At this point it should be understood that the exemplary embodiments describe a seal assembly that pivots about a pivoting member to ensure that a seal element remains in contact with mating surfaces despite dimensional changes of adjacent members. That is, thermal expansions and contractions can open an interface region between to mating surfaces. The seal assembly in accordance with the exemplary embodiments pivots as one, another, or both of the mating surface undergo dimensional changes. It should also be understood that while described as sealing an interface between a transition piece and a turbine portion of a turbomachine, the seal assembly in accordance with the various aspects of the exemplary embodiment can be used to seal between mating surfaces of other components that undergo dimensional changes.

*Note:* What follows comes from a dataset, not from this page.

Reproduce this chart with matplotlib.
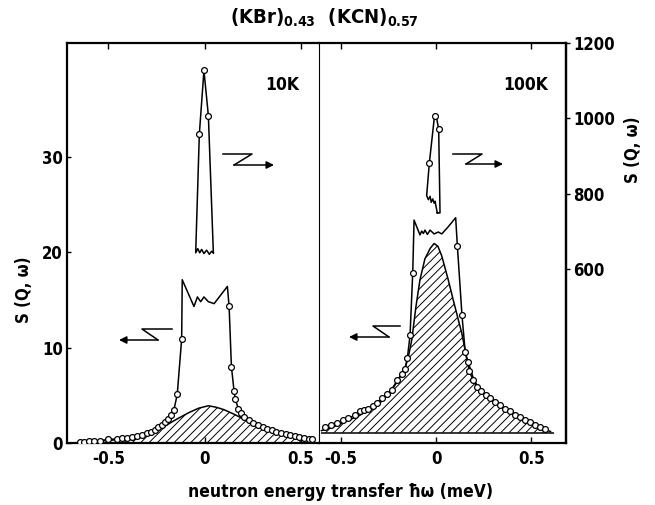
import matplotlib
matplotlib.use('Agg')
import matplotlib.pyplot as plt
from matplotlib.transforms import Affine2D

plt.rcParams['font.family'] = ['DejaVu Sans']
plt.rcParams['font.stretch'] = 'condensed'
plt.rcParams['font.weight'] = 'bold'
plt.rcParams['font.size'] = 12
plt.rcParams['mathtext.fontset'] = 'dejavusans'
plt.rcParams['mathtext.default'] = 'bf'
plt.rcParams['axes.unicode_minus'] = False
plt.rcParams['hatch.linewidth'] = 0.7

# ---------------- 10 K (left panel) ----------------
# measured points (circles), left axis units
c10_x = [-0.648, -0.626, -0.600, -0.575, -0.544, -0.501, -0.458, -0.431, -0.405,
         -0.379, -0.353, -0.327, -0.301, -0.279, -0.258, -0.240, -0.220, -0.205,
         -0.190, -0.174, -0.159, -0.142, -0.119,
         0.128, 0.140, 0.154, 0.160, 0.176, 0.190, 0.206, 0.230, 0.254, 0.278,
         0.302, 0.326, 0.350, 0.374, 0.398, 0.422, 0.446, 0.470, 0.494, 0.518,
         0.542, 0.560]
c10_y = [0.14, 0.14, 0.21, 0.21, 0.24, 0.38, 0.42, 0.49, 0.56,
         0.66, 0.73, 0.84, 1.01, 1.19, 1.36, 1.64, 1.90, 2.20,
         2.50, 2.90, 3.50, 5.10, 10.9,
         14.3, 8.0, 5.4, 4.6, 3.6, 3.1, 2.75, 2.4, 2.1, 1.85,
         1.65, 1.5, 1.35, 1.2, 1.05, 0.92, 0.82, 0.73, 0.64, 0.55,
         0.46, 0.38]
# broken-off top of the low curve (no circles)
cut10_x = [-0.116, -0.055, -0.037, -0.020, -0.003, 0.020, 0.050, 0.119]
cut10_y = [17.1, 14.3, 15.3, 14.8, 15.3, 14.8, 14.6, 16.4]
# quasielastic part (hatched)
q10_x = [-0.65, -0.55, -0.45, -0.38, -0.32, -0.26, -0.20, -0.14, -0.08, -0.03,
         0.02, 0.06, 0.10, 0.15, 0.20, 0.25, 0.30, 0.35, 0.40, 0.45, 0.50, 0.56]
q10_y = [0.10, 0.20, 0.35, 0.55, 0.80, 1.25, 1.85, 2.55, 3.20, 3.65,
         3.90, 3.75, 3.50, 3.05, 2.55, 2.05, 1.60, 1.20, 0.90, 0.65, 0.45, 0.30]
# elastic peak on the right scale
p10_x = [0.046, 0.037, 0.025, 0.011, -0.003, -0.015, -0.025, -0.035, -0.046,
         -0.027, -0.003, 0.020, 0.046]
p10_y = [643, 647, 639, 650, 641, 652, 643, 654, 643, 958, 1127, 1007, 643]
pc10_x = [-0.027, -0.003, 0.020]
pc10_y = [958, 1127, 1007]

# ---------------- 100 K (right panel) ----------------
c100_x = [-0.580, -0.550, -0.520, -0.485, -0.459, -0.424, -0.398, -0.375, -0.354,
          -0.330, -0.310, -0.284, -0.258, -0.232, -0.202, -0.180, -0.162, -0.150,
          -0.136, -0.122,
          0.112, 0.136, 0.153, 0.166, 0.174, 0.195, 0.213, 0.236, 0.260, 0.283,
          0.309, 0.335, 0.361, 0.387, 0.414, 0.440, 0.466, 0.492, 0.518, 0.545,
          0.571]
c100_y = [1.64, 1.90, 2.06, 2.40, 2.60, 2.90, 3.30, 3.45, 3.60,
          3.90, 4.15, 4.70, 5.10, 5.60, 6.60, 7.20, 7.80, 8.90,
          11.3, 17.8,
          20.6, 13.4, 9.5, 8.5, 7.5, 6.6, 5.9, 5.4, 5.0, 4.7,
          4.3, 4.0, 3.6, 3.3, 2.9, 2.7, 2.4, 2.2, 1.9, 1.64,
          1.43]
cut100_x = [-0.115, -0.084, -0.075, -0.066, -0.058, -0.045, -0.031, -0.010,
            0.012, 0.030, 0.064, 0.103]
cut100_y = [23.35, 21.8, 22.2, 21.95, 22.3, 21.85, 22.3, 21.9,
            22.1, 21.9, 22.65, 23.6]
q100_x = [-0.60, -0.55, -0.50, -0.45, -0.40, -0.35, -0.30, -0.25, -0.20, -0.16,
          -0.145, -0.127, -0.105, -0.084, -0.058, -0.030, -0.010, 0.010, 0.030,
          0.064, 0.090, 0.135, 0.160, 0.200, 0.250, 0.300, 0.350, 0.400, 0.450,
          0.500, 0.550, 0.600]
q100_y = [1.30, 1.60, 2.00, 2.45, 2.90, 3.50, 4.20, 5.10, 6.50, 8.00,
          9.00, 10.8, 14.3, 17.1, 19.3, 20.4, 20.9, 20.6, 19.6,
          17.1, 15.0, 11.5, 9.0, 6.5, 5.1, 4.3, 3.7, 3.1, 2.6,
          2.1, 1.6, 1.2]
base100 = 1.08
p100_x = [0.007, 0.000, -0.005, -0.010, -0.017, -0.025, -0.031, -0.040, -0.049,
          -0.035, -0.008, 0.002, 0.014, 0.021, 0.007]
p100_y = [749, 766, 780, 775, 786, 777, 793, 784, 795, 881, 1006, 1004, 971, 749, 749]
pc100_x = [-0.035, -0.006, 0.014]
pc100_y = [881, 1006, 971]

W, H = 655, 505
fig = plt.figure(figsize=(W / 100, H / 100), dpi=100)
axL = fig.add_axes([67 / W, 62 / H, 252 / W, 400 / H])
axR = fig.add_axes([319 / W, 62 / H, 247 / W, 400 / H])
tL = axL.twinx()
tR = axR.twinx()

circ = dict(marker='o', ms=4.2, mfc='white', mec='k', mew=0.9, ls='none', zorder=5)
line = dict(color='k', lw=1.1, zorder=4)


def merged(xa, ya, xb, yb):
    pts = sorted(zip(list(xa) + list(xb), list(ya) + list(yb)))
    return [p[0] for p in pts], [p[1] for p in pts]


# left panel
lx, ly = merged(c10_x, c10_y, cut10_x, cut10_y)
axL.fill_between(q10_x, 0, q10_y, facecolor='none', edgecolor='k', hatch='////', linewidth=0)
axL.plot(q10_x, q10_y, **line)
axL.plot(lx, ly, **line)
axL.plot(c10_x, c10_y, **circ)
tL.plot(p10_x, p10_y, **line)
tL.plot(pc10_x, pc10_y, **circ)

# right panel
rx, ry = merged(c100_x, c100_y, cut100_x, cut100_y)
axR.fill_between(q100_x, base100, q100_y, facecolor='none', edgecolor='k', hatch='////', linewidth=0)
axR.plot(q100_x, q100_y, **line)
axR.hlines(base100, -0.60, 0.62, color='k', lw=1.1)
axR.plot(rx, ry, **line)
axR.plot(c100_x, c100_y, **circ)
tR.plot(p100_x, p100_y, **line)
tR.plot(pc100_x, pc100_y, **circ)

axL.set_xlim(-0.716, 0.596)
axR.set_xlim(-0.613, 0.681)
for a in (axL, axR):
    a.set_ylim(0, 41.9)
    a.set_xticks([-0.5, 0, 0.5])
    a.set_xticklabels(['-0.5', '0', '0.5'])
    a.tick_params(axis='x', which='both', direction='in', length=4, width=1,
                  top=True, labelsize=12, pad=5)
for t in (tL, tR):
    t.set_ylim(138, 1200)

axL.set_yticks([0, 10, 20, 30])
axL.tick_params(axis='y', direction='in', length=3, width=1, labelsize=12, pad=3)
axR.set_yticks([])
tL.set_yticks([])
tR.set_yticks([600, 800, 1000, 1200])
tR.tick_params(axis='y', direction='out', length=3, width=1, labelsize=12, pad=2)

for s in axL.spines.values():
    s.set_linewidth(1.6)
axL.spines['right'].set_visible(False)
for s in axR.spines.values():
    s.set_linewidth(1.6)
axR.spines['left'].set_linewidth(0.8)
for t in (tL, tR):
    for s in t.spines.values():
        s.set_visible(False)
tR.spines['right'].set_visible(True)
tR.spines['right'].set_linewidth(1.6)

# texts (pixel positions)
def fx(px):
    return px / W


def fy(py):
    return 1 - py / H


fig.text(fx(324), fy(18), r'(KBr)$_{0.43}$  (KCN)$_{0.57}$', ha='center', va='center', fontsize=14.5)
fig.text(fx(282), fy(85), '10K', ha='center', va='center', fontsize=12.5)
fig.text(fx(526), fy(85), '100K', ha='center', va='center', fontsize=12.5)
fig.text(fx(341), fy(492), 'neutron energy transfer ħω (meV)', ha='center', va='center', fontsize=12.5)
fig.text(fx(24), fy(290), 'S (Q, ω)', ha='center', va='center', rotation=90, fontsize=12)
fig.text(fx(633), fy(150), 'S (Q, ω)', ha='center', va='center', rotation=90, fontsize=12)

# broken-axis "Z" arrows
pix = Affine2D().scale(1 / W, -1 / H).translate(0, 1) + fig.transFigure


def zarrow(xa, xb, xc, xtip, ytop, ybot):
    fig.add_artist(plt.Line2D([xa, xb, xc], [ytop, ytop, ybot], color='k', lw=1.1,
                              transform=pix))
    fig.add_artist(matplotlib.patches.FancyArrowPatch(
        (xc, ybot), (xtip, ybot), transform=pix, arrowstyle='-|>', mutation_scale=11,
        color='k', lw=1.1, shrinkA=0, shrinkB=0))


zarrow(172, 142, 158, 119, 329, 340)
zarrow(223, 252, 234, 274, 154, 165)
zarrow(400, 373, 389, 349, 326, 337)
zarrow(453, 482, 466, 503, 154, 164)

fig.savefig('out.png', dpi=100)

While the invention has been described in detail in connection with only a limited number of embodiments, it should be readily understood that the invention is not limited to such disclosed embodiments. Rather, the invention can be modified to incorporate any number of variations, alterations, substitutions or equivalent arrangements not heretofore described, but which are commensurate with the spirit and scope of the invention. Additionally, while various embodiments of the invention have been described, it is to be understood that aspects of the invention may include only some of the described embodiments. Accordingly, the invention is not to be seen as limited by the foregoing description, but is only limited by the scope of the appended claims.